[thread] Last month colleagues from @OGS_IT, @NIB_MBP_SI, Paris ENSTA-Tech and @meteoSI published a case study in @EGU_NHESS: a simulation of an actual windsurfer's drift in the ocean boundary layer in the Adriatic Scirocco storm in Oct 2018.
https://nhess.copernicus.org/articles/20/2335/2020/nhess-20-2335-2020.html
(1/n, n>>1)

I'll go through the work quickly - it's a very simple paper, perhaps some of it will be interesting to someone. No prior specific knowledge is needed.

On 29 October 2018 a windsurfer's mast broke about 1 km offshore from Istria during a severe Scirocco storm and drifted in severe marine conditions until he eventually beached alive and well in Sistiana (Italy) 24h later. We wanted to see if we could compute his trajectory.

He was through quite an ordeal. He was drifting in gale force Scirocco [SE, waves 3-5m, winds 15-25 m/s], clutching his windsurf board by the footstraps most of the night. In the morning, he drifted into a cold Soča river plume - with max discharge in months, see satellite pic.

Within the Soča plume, he was struggling to keep upstream, because the plume forms a westward inertial coastal current (due to Earth rotation), dragging him away from Sistiana and towards Grado. He broke out of the plume at around 10-12 am on 30 Oct by paddling intensely.

So he is somewhere offshore Monfalcone at 12 am. And again he starts to drift away from the Sistiana coast toward Grado. Why? This seems consistent with the tidal motion. See tidal elevation for 30 Oct 2018 below. Between 12h and 20h there is an ebb coming.

This means the sea level in the Gulf of Trieste is dropping and the water mass is leaving and emptying the Gulf - carrying the survivor along and away from his eventual beaching site in Sistiana. So it wasn't over till it was over - he had to paddle all the way to the coast.

We conducted an interview with the survivor and he reconstructed his trajectory for us by memory - red line in the right panel. However, we had to verify his subjective trajectory reconstruction independently.

To do this, we used ( @OGS_IT and @NIB_MBP_SI operated) high-frequency radar (HFR) measurements of surface currents in the Gulf of Trieste at the time of the drift. HFRs deduce surface currents by measuring Doppler shift of radio waves scattered off the moving ocean surface.

Once you know surface current and wind fields, you can release virtual particles into the modeled ocean and allow them to get carried around by these currents/winds, and see where they end up. They drift downwind (drag) *and* crosswind (lift) - this depends on the object shape.

A human body will drift differently than a person on a surfboard. Or an oil spill. Or a cargo container. US Coast Guard has performed a number of experiments to measure the drifting properties of each of these different objects. So this is known.
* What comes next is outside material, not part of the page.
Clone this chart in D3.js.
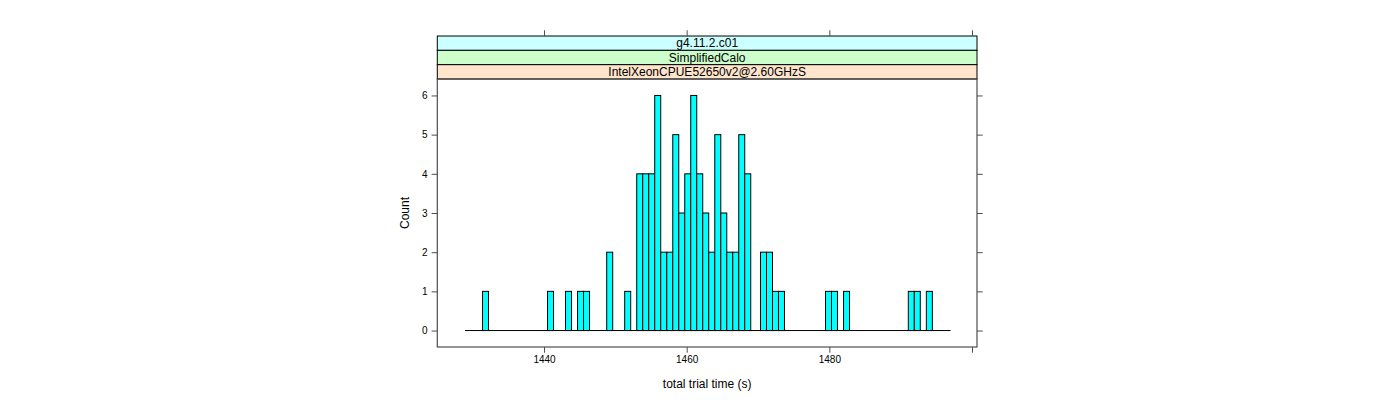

Windsurfer's accident location is outside of the HFR domain, but windsurfer's beahing site and beaching time are exactly known and within the HFR domain. We hence released virtual particles in the ocean at the *beaching* site and made them drift *upstream* and *backward* in time.

This back-propagation simulation provided an independent verification of survivor's trajectory estimate. Turns out the survivors trajectory was actually quite good, see pic below: red line is his estimate, yellow line is the one from our back-propagation simulation.

We then proceeded with a forward-propagation simulation: we released virtual particles into modeled ocean again, this time at the *accident* location, and propagated them *forward* in time. For this simulation one needs to model the full state of atmosphere and the ocean first.

It turns out that the majority of particles lagged a few hours behind the trajectory but there were clear streaks of particles reaching Sistiana coast, indicating this region as a potential search and rescue (SAR) area. The diffusion is high, however. Search needs to be rapid.

What's more, wind-only simulations were worse than full wind and current simulations. Ocean currents matter, especially in topographically constrained gulfs - and in spite the fact that wind contribution to the drift was dominant in this case.

I'll conclude by saying that this accident, and survivor's willingness to help us, kick-started a development of a numerical environment which may provide useful SAR estimates if this happens again - hopefully not ever, or at least not anytime soon and not during Bora conditions.